# Thanksgiving is quickly approaching



## SnoopsMomma (Nov 5, 2009)

what are you thankful for. I'll start..

Im Thankful for healthy happy kids of the 2 legged and 4 legged variety.


----------



## American_Pit13 (Apr 23, 2007)

I am thankful for a brand new baby and a healthy family. Along with great healthy pets.


----------



## tzbart (Oct 23, 2009)

Im thankful for my baby girl. Never knew I could love like that. Im thankful for my parents health. Its a bumpy hit and miss road but they are getting better. Im thankful for my animals. Without them Id go insane.


----------



## JFlowersLA (Oct 14, 2009)

I'm thankful for the reconnection of a lost love, reconnection of a family that I once lost, and of course my new addition Jonezie which has been my saving grace since I've got her. 

(Okay Andy you can pull my man card now. :OP)


----------



## meganc66 (Mar 6, 2009)

I AM THANKFUL FOR:

1: rudi doesnt need surgery
2: my pups are healthy in general
3: im not COMPLETELY broke
4: my fiance
5: my family, they are very supportive.


----------



## SnoopsMomma (Nov 5, 2009)

Great posts everyone keep them coming.


----------



## Czar (Nov 11, 2009)

I am thanksful for life and having a great mother


----------



## dixieland (Aug 14, 2009)

i'm thankful for my wonderful kids and family.I'm thankful that my life has been as fortunate as it has been


----------



## hell no they wont go (Oct 4, 2007)

"thanks giving is quickly approaching" and my plans are all kinds of screwed up. lol. oh well i will have fun!

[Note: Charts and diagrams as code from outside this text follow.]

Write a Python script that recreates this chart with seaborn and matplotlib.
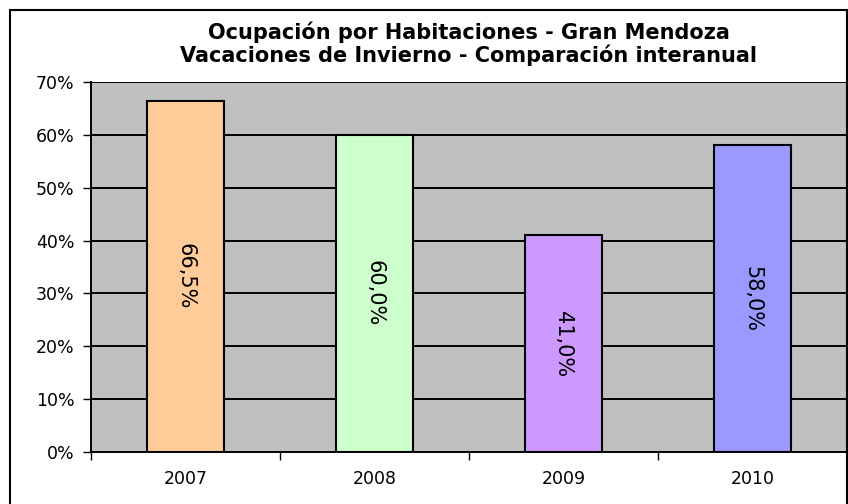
import pandas as pd
import seaborn as sns
import matplotlib.pyplot as plt
from matplotlib.patches import Rectangle

# datos
anios = ["2007", "2008", "2009", "2010"]
ocupacion = [66.5, 60.0, 41.0, 58.0]
colores = ["#FFCC99", "#CCFFCC", "#CC99FF", "#9999FF"]

data = pd.DataFrame({"anio": anios, "ocupacion": ocupacion})

sns.set_style("white")
plt.rcParams['font.family'] = ['DejaVu Sans']
plt.rcParams['text.color'] = 'black'
plt.rcParams['xtick.color'] = 'black'
plt.rcParams['ytick.color'] = 'black'

fig = plt.figure(figsize=(8.48, 5.04), dpi=100)
ax = fig.add_axes([91 / 848, 1 - 452 / 504, 756 / 848, 370 / 504])
ax.set_facecolor("#C0C0C0")

sns.barplot(data=data, x="anio", y="ocupacion", hue="anio", palette=colores,
            order=anios, width=0.41, edgecolor="black", linewidth=1.5,
            saturation=1, legend=False, ax=ax, zorder=3)

ax.set_ylim(0, 70)
ax.set_xlim(-0.5, 3.5)
ax.set_yticks(range(0, 71, 10))
ax.set_yticklabels([f"{v}%" for v in range(0, 71, 10)], fontsize=12.5)
ax.yaxis.grid(True, color="black", linewidth=1.4, zorder=1)
ax.set_axisbelow(True)

# ticks del eje x entre categorias
ax.set_xticks([-0.5, 0.5, 1.5, 2.5, 3.5], minor=False)
ax.set_xticklabels([])
ax.set_xticks(range(4), minor=True)
ax.set_xticklabels(anios, minor=True, fontsize=12.5)
ax.tick_params(axis="x", which="major", direction="out", length=6, width=1, bottom=True)
ax.tick_params(axis="x", which="minor", length=0, pad=13)
ax.tick_params(axis="y", direction="out", length=6, width=1, left=True, pad=6)
ax.set_xlabel("")
ax.set_ylabel("")

for s in ["top", "right"]:
    ax.spines[s].set_visible(False)
for s in ["left", "bottom"]:
    ax.spines[s].set_color("black")
    ax.spines[s].set_linewidth(1.4)

for i, v in enumerate(ocupacion):
    ax.text(i, v / 2, f"{v:.1f}%".replace(".", ","), rotation=270,
            ha="center", va="center", fontsize=15, color="black", zorder=5)

fig.text(0.5 * (91 + 847) / 848, 1 - 44 / 504,
         "Ocupación por Habitaciones - Gran Mendoza\nVacaciones de Invierno - Comparación interanual",
         ha="center", va="center", fontsize=15, fontweight="bold",
         color="black", linespacing=1.1)

fig.patches.append(Rectangle((10 / 848, -0.02), 837 / 848, 1.02 - 10 / 504,
                             transform=fig.transFigure, fill=False,
                             edgecolor="black", linewidth=1.5))

fig.savefig("out.png", dpi=100)
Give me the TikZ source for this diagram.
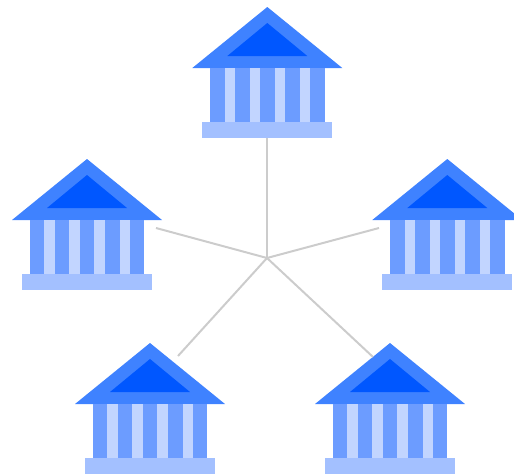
\documentclass[tikz,border=0pt]{standalone}
\definecolor{roof}{HTML}{3F82FF}
\definecolor{gable}{HTML}{0057FF}
\definecolor{body}{HTML}{6C9CFF}
\definecolor{column}{HTML}{C2D5FF}
\definecolor{plinth}{HTML}{A3C0FF}
\definecolor{spoke}{HTML}{CCCCCC}
\tikzset{
  spokeline/.style={draw=spoke,line width=2pt},
  pics/bank/.style={code={
    \fill[roof] (0,0) -- (75,61) -- (-75,61) -- cycle;
    \fill[gable] (0,16) -- (40,49) -- (-40,49) -- cycle;
    \fill[body] (-57.3,61) rectangle (57.4,115);
    \foreach \cx in {-42.6,-17.6,7.4,32.7}
      \fill[column] (\cx,61) rectangle ++(10.3,54);
    \fill[plinth] (-65,115) rectangle (65,130.7);
  }}
}
\begin{document}
\begin{tikzpicture}[x=1pt,y=-1pt]
\useasboundingbox (0,0) rectangle (514,474);
\clip (0,0) rectangle (514,474);
\coordinate (hub) at (267,258);
\coordinate (endtop) at (267,138);
\coordinate (endleft) at (156,228);
\coordinate (endright) at (379,228);
\coordinate (endbl) at (178,356);
\coordinate (endbr) at (373,357);
\pic at (267.3,7) {bank};
\pic at (87,159) {bank};
\pic at (447.3,159) {bank};
\pic at (150,343) {bank};
\pic at (390,343) {bank};
\foreach \e in {endtop,endleft,endright,endbl,endbr}
  \draw[spokeline] (hub) -- (\e);
\end{tikzpicture}
\end{document}
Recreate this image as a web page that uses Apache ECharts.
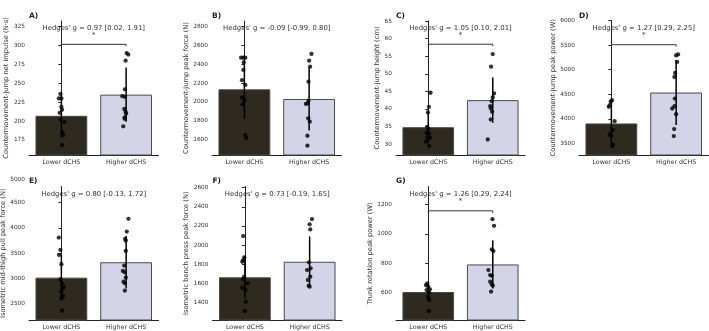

ne ways i am thankful for my two dogs. and good health.


----------



## SnoopsMomma (Nov 5, 2009)

Great way to look at....^


----------



## Harley D (Mar 27, 2009)

I am thankful to be alive and not out on the streets


----------



## mygirlmaile (Mar 26, 2009)

I am thankful for my health as well as my family's health. Im thankful that I am loved by people whom I love. Im thankful that I have a job in this economy. Im thankful that my dogs are healthy and happy. And Im thankful for Diet Pepsi, because without it, I would die.


----------



## SnoopsMomma (Nov 5, 2009)

Great posts 2 days away keep posting people


----------